WASHINGTON – Republican legislators questioned Tuesday the logic behind designating federal lands as “wilderness areas” in a House subcommittee hearing on a Utah conservation bill.
The debate came about in response to the Central Wasatch National Conservation and Recreation Area Act, which aims to protect more federal land in Utah for the sake of conservation and recreation. The bill, if passed, would take roughly 80,000 acres of U.S. Forest Service Land and give it a range of designations – everything from protected terrain to ski resort expansion space — while adding approximately 8,000 acres of wilderness area.
Rep. Tom McClintock, R-Calif., chairman of the Natural Resources subcommittee on federal lands, expressed concerns about the potential for forest fires when protected lands become overcrowded with wildlife, citing his own experiences with damaging fires in California.
“A lot of that is because we stop managing our forests — and wilderness designation makes it virtually impossible,” McClintock said.
McClintock called the history of land management “very troubling” and questioned whether the legislation offered a clear plan for the project’s effects on infrastructure such as transportation.
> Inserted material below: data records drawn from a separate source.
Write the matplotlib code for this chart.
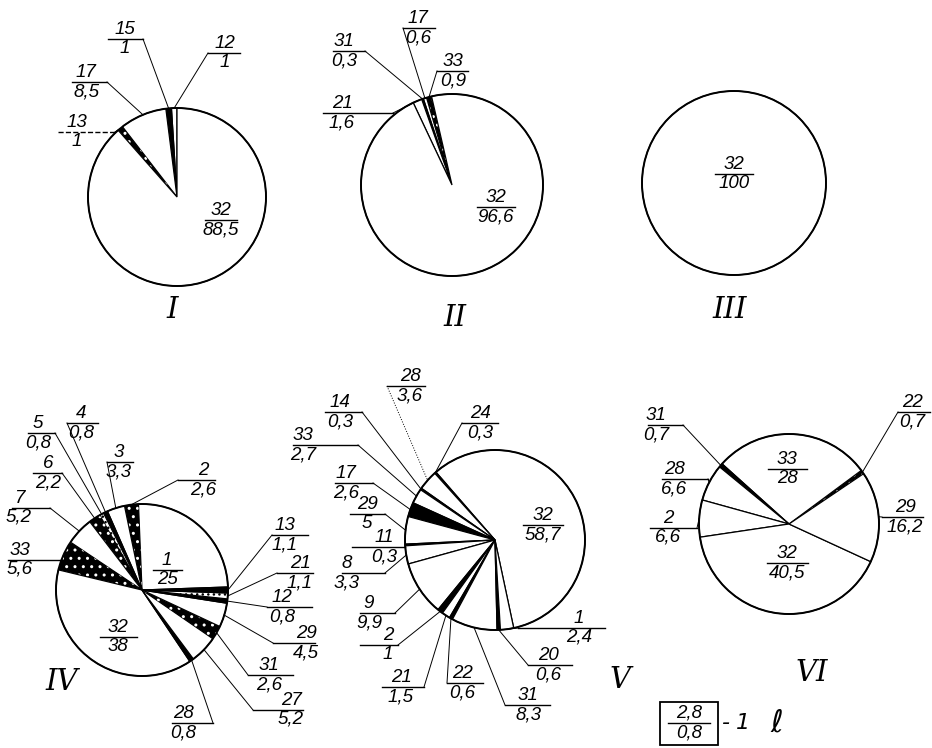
import matplotlib.pyplot as plt
import numpy as np
from matplotlib.patches import Circle, Rectangle

W, H = 932, 748

# Shares (%) per pie, listed counterclockwise from the start angle.
# fills: w = white, b = black, s = dark stipple, l = light stipple
I_NAMES = ["12", "15", "17", "13", "32"]
I_SHARES = [1, 1, 8.5, 1, 88.5]
I_FILLS = ["w", "b", "w", "s", "w"]

II_NAMES = ["33", "17", "31", "21", "32"]
II_SHARES = [0.9, 0.6, 0.3, 1.6, 96.6]
II_FILLS = ["s", "w", "b", "w", "w"]

III_NAMES = ["32"]
III_SHARES = [100]
III_FILLS = ["w"]

IV_NAMES = ["1", "2", "3", "4", "5", "6", "7", "33", "32", "28", "27", "31", "29", "12", "21", "13"]
IV_SHARES = [25, 2.6, 3.3, 0.8, 0.8, 2.2, 5.2, 5.6, 38, 0.8, 5.2, 2.6, 4.5, 0.8, 1.1, 1.1]
IV_FILLS = ["w", "s", "w", "b", "l", "s", "w", "s", "w", "b", "w", "s", "w", "b", "l", "b"]

V_NAMES = ["32", "24", "28", "14", "33", "17", "29", "11", "8", "9", "2", "21", "22", "31", "20", "1"]
V_SHARES = [58.7, 0.3, 3.6, 0.3, 2.7, 2.6, 5, 0.3, 3.3, 9.9, 1, 1.5, 0.6, 8.3, 0.6, 2.4]
V_FILLS = ["w", "b", "w", "b", "w", "b", "w", "b", "w", "w", "b", "w", "b", "w", "b", "w"]

VI_NAMES = ["22", "33", "31", "28", "2", "32", "29"]
VI_SHARES = [0.7, 28, 0.7, 6.6, 6.6, 40.5, 16.2]
VI_FILLS = ["s", "w", "b", "w", "w", "w", "w"]

LEGEND_TOP = "2,8"
LEGEND_BOTTOM = "0,8"
LEGEND_NOTE = ["-", "1", "ℓ"]

# layout, image pixels (y down): label -> (bar x0, bar x1, bar y, text x, leader side)
I_LAYOUT = {
    "12": (208, 240, 53, 225, "l"),
    "15": (108, 143, 39, 125, "r"),
    "17": (72, 107, 82, 86, "r"),
    "13": (58, 115, 132, 77, "r"),
    "32": (205, 237, 220, 221, None),
}
II_LAYOUT = {
    "31": (333, 365, 51, 344, "r"),
    "17": (403, 435, 28, 418, "l"),
    "33": (437, 468, 71, 453, "l"),
    "21": (323, 393, 113, 342, "r"),
    "32": (477, 515, 207, 496, None),
}
III_LAYOUT = {"32": (715, 753, 174, 734, None)}
IV_LAYOUT = {
    "4": (67, 98, 423, 81, "l"),
    "5": (28, 55, 433, 38, "r"),
    "6": (33, 62, 473, 48, "r"),
    "3": (107, 133, 462, 119, "l"),
    "2": (178, 215, 480, 203, "l"),
    "7": (12, 50, 508, 19, "r"),
    "33": (8, 62, 560, 20, "r"),
    "13": (272, 308, 535, 285, "l"),
    "21": (277, 313, 573, 300, "l"),
    "12": (267, 312, 607, 282, "l"),
    "29": (273, 315, 643, 306, "l"),
    "31": (248, 293, 675, 269, "l"),
    "27": (253, 303, 710, 291, "l"),
    "28": (172, 213, 723, 183, "r"),
    "1": (153, 182, 570, 167, None),
    "32": (100, 137, 637, 118, None),
}
V_LAYOUT = {
    "28": (387, 425, 386, 410, "l"),
    "24": (462, 498, 423, 480, "l"),
    "14": (325, 362, 412, 340, "r"),
    "33": (293, 358, 445, 303, "r"),
    "17": (335, 373, 483, 346, "r"),
    "29": (350, 385, 514, 367, "r"),
    "11": (352, 405, 547, 384, "r"),
    "8": (342, 385, 573, 347, "r"),
    "9": (360, 395, 613, 369, "r"),
    "2": (360, 398, 645, 388, "r"),
    "21": (382, 424, 687, 401, "r"),
    "22": (447, 483, 683, 462, "l"),
    "31": (505, 550, 705, 528, "l"),
    "20": (528, 572, 665, 548, "l"),
    "1": (518, 605, 628, 579, "l"),
    "32": (523, 563, 525, 543, None),
}
VI_LAYOUT = {
    "31": (648, 683, 425, 656, "r"),
    "22": (898, 930, 412, 912, "l"),
    "28": (662, 708, 479, 674, "r"),
    "2": (650, 697, 528, 668, "r"),
    "29": (882, 923, 517, 905, "l"),
    "33": (768, 807, 469, 787, None),
    "32": (767, 808, 563, 787, None),
}

# labels drawn with a dashed bar / dotted leader in the original
DASHED = {("I", "13"), ("V", "28")}

TXT = dict(family="Liberation Sans", style="italic", fontsize=13.5, color="black")
ROMAN = dict(family="DejaVu Serif", style="italic", fontsize=21, color="black")


def fmt(v):
    return f"{v:g}".replace(".", ",")


def fraction(ax, top, bottom, x0, x1, y, tx, ls="-"):
    ax.plot([x0, x1], [H - y, H - y], color="black", lw=1.0, ls=ls, zorder=5)
    ax.text(tx, H - y + 1, top, ha="center", va="bottom", zorder=6, **TXT)
    ax.text(tx, H - y - 1, bottom, ha="center", va="top", zorder=6, **TXT)


def draw_pie(ax, tag, names, shares, fills, start, center, radius, layout):
    cx, cy = center[0], H - center[1]
    wedges, _ = ax.pie(
        shares,
        startangle=start,
        counterclock=True,
        center=(cx, cy),
        radius=radius,
        colors=["white"] * len(shares),
        wedgeprops=dict(linewidth=0.9, edgecolor="black"),
        frame=False,
    )
    for w, f in zip(wedges, fills):
        if f == "b":
            w.set_facecolor("black")
        elif f == "s":
            w.set_facecolor("black")
            w.set_edgecolor("white")
            w.set_hatch("..")
            w.set_linewidth(0)
        elif f == "l":
            w.set_facecolor("white")
            w.set_hatch("...")
    ax.add_patch(Circle((cx, cy), radius, fill=False, ec="black", lw=1.4, zorder=4))

    for w, name, val in zip(wedges, names, shares):
        x0, x1, y, tx, side = layout[name]
        dashed = (tag, name) in DASHED
        fraction(ax, name, fmt(val), x0, x1, y, tx, ls="--" if tag == "I" and dashed else "-")
        if side is None:
            continue
        mid = np.deg2rad((w.theta1 + w.theta2) / 2)
        px = cx + radius * np.cos(mid)
        py = cy + radius * np.sin(mid)
        sx = x0 if side == "l" else x1
        ax.plot([sx, px], [H - y, py], color="black", lw=0.7,
                ls=":" if tag == "V" and dashed else "-", zorder=5)


fig = plt.figure(figsize=(W / 100, H / 100), dpi=100)
ax = fig.add_axes([0, 0, 1, 1])

draw_pie(ax, "I", I_NAMES, I_SHARES, I_FILLS, 90, (177, 197), 89, I_LAYOUT)
draw_pie(ax, "II", II_NAMES, II_SHARES, II_FILLS, 103, (452, 185), 91, II_LAYOUT)
draw_pie(ax, "III", III_NAMES, III_SHARES, III_FILLS, 90, (734, 183), 92, III_LAYOUT)
draw_pie(ax, "IV", IV_NAMES, IV_SHARES, IV_FILLS, 2, (142, 590), 86, IV_LAYOUT)
draw_pie(ax, "V", V_NAMES, V_SHARES, V_FILLS, -78, (495, 540), 90, V_LAYOUT)
draw_pie(ax, "VI", VI_NAMES, VI_SHARES, VI_FILLS, 34, (789, 524), 90, VI_LAYOUT)

for numeral, (x, y) in zip(["I", "II", "III", "IV", "V", "VI"],
                           [(172, 310), (455, 318), (730, 310), (62, 682), (620, 680), (812, 673)]):
    ax.text(x, H - y, numeral, ha="center", va="center", **ROMAN)

# legend box
ax.add_patch(Rectangle((660, H - 745), 58, 43, fill=False, ec="black", lw=1.3))
fraction(ax, LEGEND_TOP, LEGEND_BOTTOM, 668, 710, 723, 689)
for s, x in zip(LEGEND_NOTE, [726, 743, 777]):
    ax.text(x, H - 723, s, ha="center", va="center", family="DejaVu Sans",
            style="italic", fontsize=16 if s != "ℓ" else 22)

ax.set_xlim(0, W)
ax.set_ylim(0, H)
ax.set_aspect("equal")
ax.axis("off")
fig.savefig("out.png", dpi=100, facecolor="white")
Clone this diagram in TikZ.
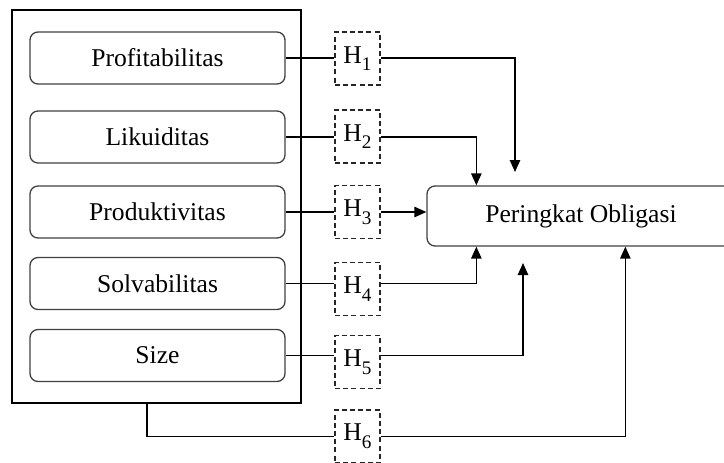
\documentclass[tikz,border=0pt]{standalone}
\usepackage{fontspec}
\setmainfont{Liberation Serif}
\usetikzlibrary{arrows.meta}
\begin{document}
\begin{tikzpicture}[x=0.5pt,y=-0.5pt,
  txt/.style={font=\fontsize{12.8}{15}\selectfont},
  varbox/.style={txt,draw=black!75,line width=0.65pt,rounded corners=4pt,minimum width=127.5pt,minimum height=26pt,inner sep=0pt},
  hyp/.style={txt,draw=black!85,line width=0.6pt,dash pattern=on 2.5pt off 1.6pt,minimum width=22.5pt,minimum height=26.5pt,inner sep=0pt},
  conn/.style={line width=0.7pt,black},
  arr/.style={conn,-{Triangle[length=6pt,width=5.2pt]}}]
\useasboundingbox (0,0) rectangle (724,462);
\clip (0,0) rectangle (724,462);
\node[draw=black,line width=0.65pt,minimum width=144.5pt,minimum height=196.5pt,inner sep=0pt] (outer) at (156.5,206.5) {};
\node[varbox] (p1) at (157.5,58) {Profitabilitas};
\node[varbox] (p2) at (157.5,137) {Likuiditas};
\node[varbox] (p3) at (157.5,212) {Produktivitas};
\node[varbox] (p4) at (157.5,283.5) {Solvabilitas};
\node[varbox] (p5) at (157.5,355.5) {Size};
\newcommand{\hsub}[1]{H\raisebox{-0.3em}{\fontsize{9.6}{10}\selectfont #1}}
\node[hyp] (h1) at (357.5,58.5) {\hsub{1}};
\node[hyp] (h2) at (357.5,136.5) {\hsub{2}};
\node[hyp] (h3) at (357.5,212) {\hsub{3}};
\node[hyp] (h4) at (357.5,289) {\hsub{4}};
\node[hyp] (h5) at (357.5,362) {\hsub{5}};
\node[hyp] (h6) at (357.5,436.5) {\hsub{6}};
\node[txt,draw=black!75,line width=0.65pt,rounded corners=4pt,minimum width=154pt,minimum height=30pt,inner sep=0pt] (po) at (581,216) {Peringkat Obligasi};
\coordinate (a1) at (515,172);
\coordinate (a5) at (523,263);
\coordinate (b6) at ([xshift=-4.75pt]outer.south);
% H1
\draw[conn] (p1.east) -- (p1.east -| h1.west);
\draw[arr] (h1.east |- p1.east) -| (a1);
% H2
\draw[conn] (p2.east) -- (p2.east -| h2.west);
\draw[arr] (h2.east |- p2.east) -| ([xshift=25pt]po.north west);
% H3
\draw[conn] (p3.east) -- (p3.east -| h3.west);
\draw[arr] (h3.east |- p3.east) -- (p3.east -| po.west);
% H4
\draw[conn] (p4.east) -- (p4.east -| h4.west);
\draw[arr] (h4.east |- p4.east) -| ([xshift=25pt]po.south west);
% H5
\draw[conn] (p5.east) -- (p5.east -| h5.west);
\draw[arr] (h5.east |- p5.east) -| (a5);
% H6
\draw[conn] (b6) |- (h6.west);
\draw[arr] (h6.east) -| ([xshift=99.5pt]po.south west);
\end{tikzpicture}
\end{document}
But the process will provide more details as the project moved forward to adapt to the region’s specific needs, said Glenn Casamassa, associate deputy chief of the National Forest System.
The top Democrat on the committee, Rep. Niki Tsongas, took a different approach, praising the bill on its ability to satisfy its many interest groups.
“It represents a locally-driven, consensus-based agreement that strengthens management of our public lands and fosters their multi-use mandate and advantages the people who rely on them for economic livelihoods,” Tsongas, D-Mass., said.
Tsongas said she hoped the legislation would inspire future plans to conserve natural lands with respect for local economies, calling it an example of how land management should not be an ideological battle.
The bill, sponsored by Jason Chaffetz, R-Utah, has the support of over 200 local stakeholders. Chaffetz, a conservative, who chairs the House Government and Oversight Committee, said his bipartisan measure has support across “the broadest political spectrum you could possibly imagine.”
McClintock said he agreed with the legislation’s goals, but expressed concerns about concessions to the “environmental left” at the expense of the implementation of other aspects of the bill.
“I’m highly skeptical that it’s going to be implemented as you think it’s going to be implemented,” McClintock said to the supporters.
Carl Fisher, executive director of Save Our Canyons, a group dedicated to the protection of the Wasatch mountain range, represented one of several Utah-based organizations that said their support for the bill came in part from their belief that the involved groups would work together for the region’s success.
“What needs to happen for the Wasatch doesn’t end with this legislation — it begins with this legislation,” Fisher said.